Societies in conflict are pervaded by widely differing discourses created and advanced by diverse groups of societal actors representing their respective interests. These discourses overlap, compete and spread, both horizontally and vertically, forging fragmented landscapes within which the media construct and journalistically shape conflict narratives. The news, articles, information and models of interpretation they produce colour the perceptions of listeners, viewers, readers and internet audiences. These perceptions in turn influence the course of conflicts, escalating or, in an ideal scenario, de-escalating them and steering them towards peacebuilding. That this is so creates challenges.
To meet these, conflict-sensitive journalism, which is one component in the communication for peace (C4P) toolbox, is seen as a promising instrument of conflict transformation. It aims to trace the causes of violent conflicts, enable previously unheard voices to be heard, and examine previously unnamed or overlooked options for approaching conflict transformation, introducing these to the debate.
In the seven-week course, the attributes of conflict-sensitive journalism (CSJ) will be mapped out, and students will see how these interweave with the characteristics of conflicts, their transformation processes, and concepts of peace. Participants will also learn how CSJ can be put into practice in processes of media-related peacebuilding.

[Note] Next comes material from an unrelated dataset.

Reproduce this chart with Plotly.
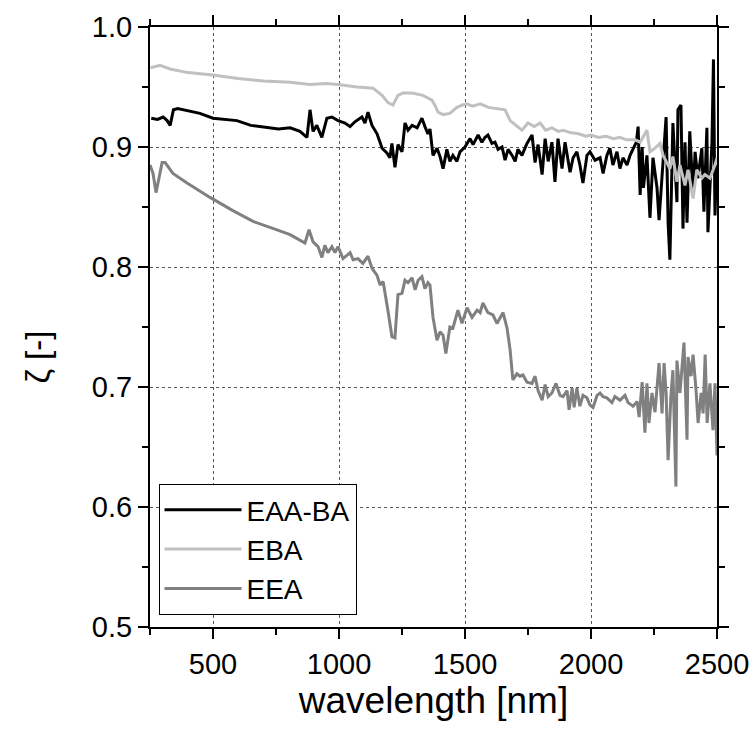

- develop an understanding of processes, configurations of actors, and transformation processes in conflict scenarios, based on conflict theories;
- strengthen their critical self-perception as actors in the practice of peacebuilding;
- comprehend the indispensible role of communication in conflict transformation;
- be introduced to the concepts of Communication for Peace (C4P) and media-related peacebuilding;
- become familiar with conflict-sensitive viewpoints and the criteria for constructive journalism;
- apply the concepts and criteria of CSJ in peacebuilding contexts.